Since the “cloud” has quickly become an everyday topic at our office, we have tried out a plethora of cloud-based storage services. Sometimes we even have a hard time finding which cloud we have put our files on. The more clouds we get, the more inclement our moods are. The fix-all organizational tool that the cloud purports to be has discombobulated our lives and fragmented our minds and documents. It was easy when you knew, “Damn, that file is at home on the computer.” Now, the question is, is that document on Box.net, Dropbox, Amazon Cloud Drive, Evernote, iCloud, iWork––or maybe it’s on the Fuji copier? We don’t need a new cloud, we need an atmosphere to keep all of our clouds in one place. Our network administrators are turning into meteorologists, and we all know what their accuracy rates are…
Regardless, Fuji Xerox has launched a cloud-based document collaboration tool that interfaces directly with its copiers. While I think this is great selling tool, couldn’t Fuji Xerox just integrate this into one of the existing could storage solutions? The apparent answer is no, it needed its own cloud, and presumably that is what everyone else has concluded. Don’t get me wrong––I think the cloud is an amazing tool. It has made my life easier in so many ways. But it could still be simpler. The market is being diluted with too many free services that are trying to catch everything in one basket. I’d rather pay for something that handled all of my cloud-based needs.

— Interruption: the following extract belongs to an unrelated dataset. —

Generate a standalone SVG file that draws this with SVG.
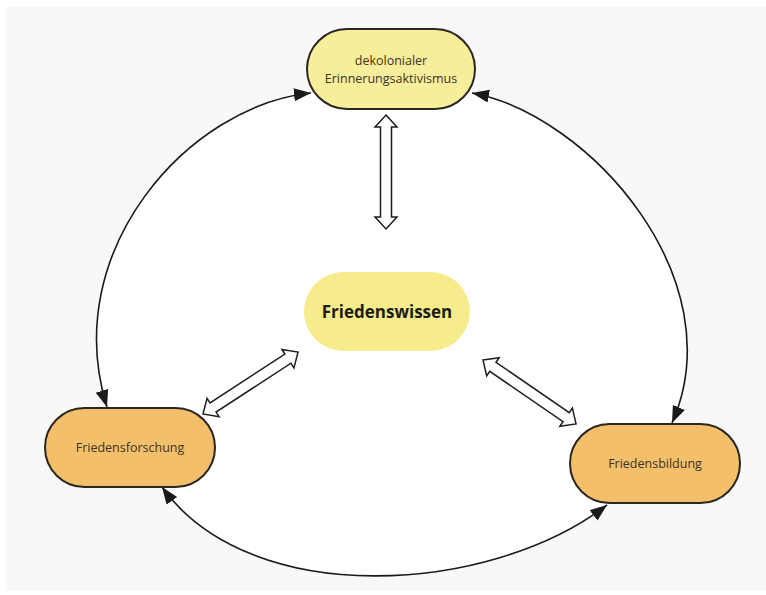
<svg xmlns="http://www.w3.org/2000/svg" width="766" height="595" viewBox="0 0 766 595">
<style>
.lbl{font-family:"Open Sans","Liberation Sans",sans-serif;font-size:12.5px;fill:#3b3424;text-anchor:middle}
.main{font-family:"Open Sans","Liberation Sans",sans-serif;font-size:17px;font-weight:bold;fill:#1e1b14;text-anchor:middle}
.arc{fill:none;stroke:#1a1a1a;stroke-width:1.6;marker-start:url(#ah);marker-end:url(#ah)}
.blk{fill:#ffffff;stroke:#1e1e1e;stroke-width:1.5;stroke-linejoin:miter}
.pill{stroke:#2a2620;stroke-width:2}
</style>
<defs>
<marker id="ah" markerUnits="userSpaceOnUse" markerWidth="18" markerHeight="14" refX="17" refY="6.5" orient="auto-start-reverse" viewBox="0 0 18 14">
<path d="M0,0 L17,6.5 L0,13 z" fill="#1a1a1a"/>
</marker>
</defs>
<rect x="0" y="0" width="766" height="595" fill="#ffffff"/>
<rect x="6" y="7" width="760" height="584" fill="#f8f8f8"/>
<path d="M311 93 C190 105, 58 250, 107 407 L162 487 C250 610, 490 595, 607 505 L672 423 C735 280, 590 115, 472 93 Z" fill="#ffffff"/>
<g id="connectors">
<path class="arc" d="M311 93 C190 105, 58 250, 107 407"/>
<path class="arc" d="M472 93 C590 115, 735 280, 672 423"/>
<path class="arc" d="M162 487 C250 610, 490 595, 607 505"/>
<polygon class="blk" transform="translate(386,115) rotate(90)" points="0,0 12,-11 12,-5.5 102,-5.5 102,-11 114,0 102,11 102,5.5 12,5.5 12,11"/>
<polygon class="blk" transform="translate(203,414) rotate(-33.1)" points="0,0 12,-11 12,-5.5 101.4,-5.5 101.4,-11 113.4,0 101.4,11 101.4,5.5 12,5.5 12,11"/>
<polygon class="blk" transform="translate(483,360) rotate(34.5)" points="0,0 12,-11 12,-5.5 100.9,-5.5 100.9,-11 112.9,0 100.9,11 100.9,5.5 12,5.5 12,11"/>
</g>
<g id="node-dekolonial">
<rect class="pill" x="307" y="29" width="168" height="80" rx="40" fill="#f7ee9c"/>
<text class="lbl" x="391" y="65">dekolonialer</text>
<text class="lbl" x="391" y="83">Erinnerungsaktivismus</text>
</g>
<g id="node-friedenswissen">
<rect x="304" y="272" width="166" height="79" rx="39.5" fill="#f6ec8c"/>
<text class="main" x="387" y="318">Friedenswissen</text>
</g>
<g id="node-friedensforschung">
<rect class="pill" x="45" y="408" width="170" height="79" rx="39.5" fill="#f3bf6b"/>
<text class="lbl" x="130" y="452">Friedensforschung</text>
</g>
<g id="node-friedensbildung">
<rect class="pill" x="570" y="424" width="170" height="79" rx="39.5" fill="#f3bf6b"/>
<text class="lbl" x="655" y="468">Friedensbildung</text>
</g>
</svg>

Fuji Xerox could be onto something here. It is the first in the mainstream market to integrate cloud-based storage and collaboration with its production workflow in the copiers. The power that this will bestow onto users is great. Being able to modify documents seconds before they hit the press is a great selling point. But does this make sense in the real world? The implementation of computers, print-ready PDFs, and email has already made the standard RUSH job a nightmare to pull off. In the current workflow, the ease of submitting new files mid-production has led to jobs being “approved” 4–5 times. I can only assume that this will make that worse. However, with the correct procedures in place, there could be success with this product. We will have to wait until Fuji Xerox releases this into the US market to give it its fair trial. Sales started in Japan last Monday, so reviews of this are still very preliminary.

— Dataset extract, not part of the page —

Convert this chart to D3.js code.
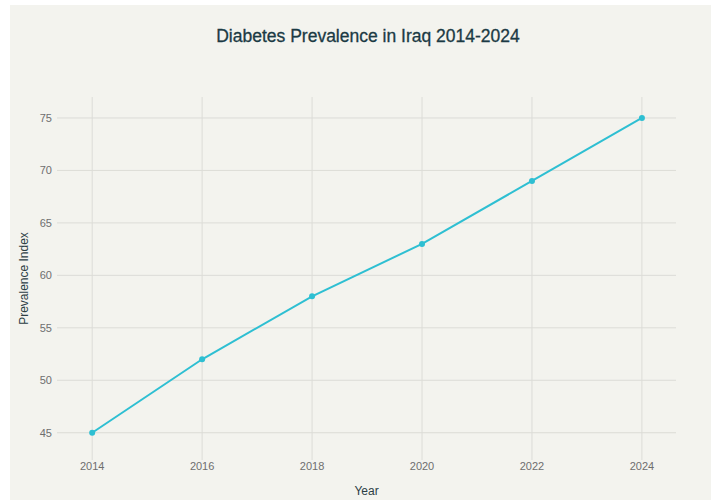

As Jay Alabaster in PCWorld points out, “A myriad of similar online storage services exist, and many such as Dropbox and Evernote can sync with faxes and scanners. But hardware makers are rushing to launch cloud offerings that work seamlessly with their products, as a way to lock in clients and a buffer against commoditization amid falling profit margins.” All I can say is that I couldn’t agree more! Fuji’s service will cost around $45 a month and allow 10 users access to 10 GB of shared storage. The company aims to sell 10,000 contracts for this service per year.
So what is your cloud-sharing service preference? I find myself using Dropbox the most.